The collective has been producing medicinal cannabis for dispensaries across California from the Bay Area since 2008. The local permit is a “precursor” to the state permit, which Om Edibles plans to apply for in January 2018, according to Om Edibles owner Maya Elisabeth.
California Proposition 64, which will legalize recreational cannabis sales in California beginning January 2018, has motivated new changes within the cannabis industry, and the city of Berkeley released a set of emergency regulations last week. The regulations include rules regarding license applications for manufacturers.
“Regulations are full of details and technicalities. It’s not necessarily how I pictured the energy and spirit of the plant,” Elisabeth said.
Elisabeth said she still has the potential to be “pleasantly surprised” by the decisions made in California, which have not been as strict as the ones made in Colorado. California’s growers and manufacturers, Elisabeth said, have more time to “get compliant” with regulations.
Berkeley currently has at least five approved medical cannabis manufacturers, according to Elizabeth Greene, secretary of the Berkeley Cannabis Commission. The permit process for medicinal cannabis manufacturers is the same as the process for other “light manufacturers,” according to Greene.

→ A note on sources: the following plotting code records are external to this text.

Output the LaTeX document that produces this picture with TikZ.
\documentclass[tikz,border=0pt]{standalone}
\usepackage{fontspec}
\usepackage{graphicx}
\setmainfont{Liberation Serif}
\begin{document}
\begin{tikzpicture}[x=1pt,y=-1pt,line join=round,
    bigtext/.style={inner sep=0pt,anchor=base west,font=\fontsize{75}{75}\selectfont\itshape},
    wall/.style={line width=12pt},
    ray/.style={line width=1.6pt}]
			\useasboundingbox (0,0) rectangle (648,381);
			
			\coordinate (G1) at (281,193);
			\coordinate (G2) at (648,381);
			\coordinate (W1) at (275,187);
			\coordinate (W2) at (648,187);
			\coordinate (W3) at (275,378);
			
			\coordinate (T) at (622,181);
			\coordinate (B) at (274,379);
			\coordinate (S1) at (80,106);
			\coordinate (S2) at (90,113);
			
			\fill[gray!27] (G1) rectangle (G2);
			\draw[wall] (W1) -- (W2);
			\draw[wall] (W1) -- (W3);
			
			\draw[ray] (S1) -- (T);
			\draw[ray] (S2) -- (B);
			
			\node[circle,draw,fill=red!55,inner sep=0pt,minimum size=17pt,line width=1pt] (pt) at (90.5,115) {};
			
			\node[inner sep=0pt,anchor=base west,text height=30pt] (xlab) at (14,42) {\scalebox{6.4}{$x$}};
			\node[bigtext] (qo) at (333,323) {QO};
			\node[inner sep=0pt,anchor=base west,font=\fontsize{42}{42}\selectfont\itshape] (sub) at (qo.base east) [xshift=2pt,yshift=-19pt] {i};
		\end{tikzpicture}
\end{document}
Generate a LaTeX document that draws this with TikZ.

“The one exception is that medical cannabis manufacturers can only sell their products on a wholesale basis to dispensaries,” Greene said in an email. “Direct retail sales to patients, either through on-site sales, delivery or on-line orders is only permitted by businesses with a dispensary license.”
Moving forward with the permit, Elisabeth said the challenges she will face are similar to the ones that other businesses are already facing. Manufacturers will work on streamlining production: making sure they keep their labs properly calibrated, their data accurate and their dosage measurements precise.
“No one wants to waste medicine,” Elisabeth said.
Some manufacturers will have trouble sourcing clean materials for their production, Elisabeth said, adding that she believes it is important to find growers who have experience and an “actual relationship with the plant.”
The industry feels like a community in many ways, Elisabeth said, but is also cutthroat and competitive, calling it a “race to the top,” which people will do anything to reach.
“Everyone is talking about the money now, but 10 to 15 years ago, it was really about getting the medicine,” Elisabeth said.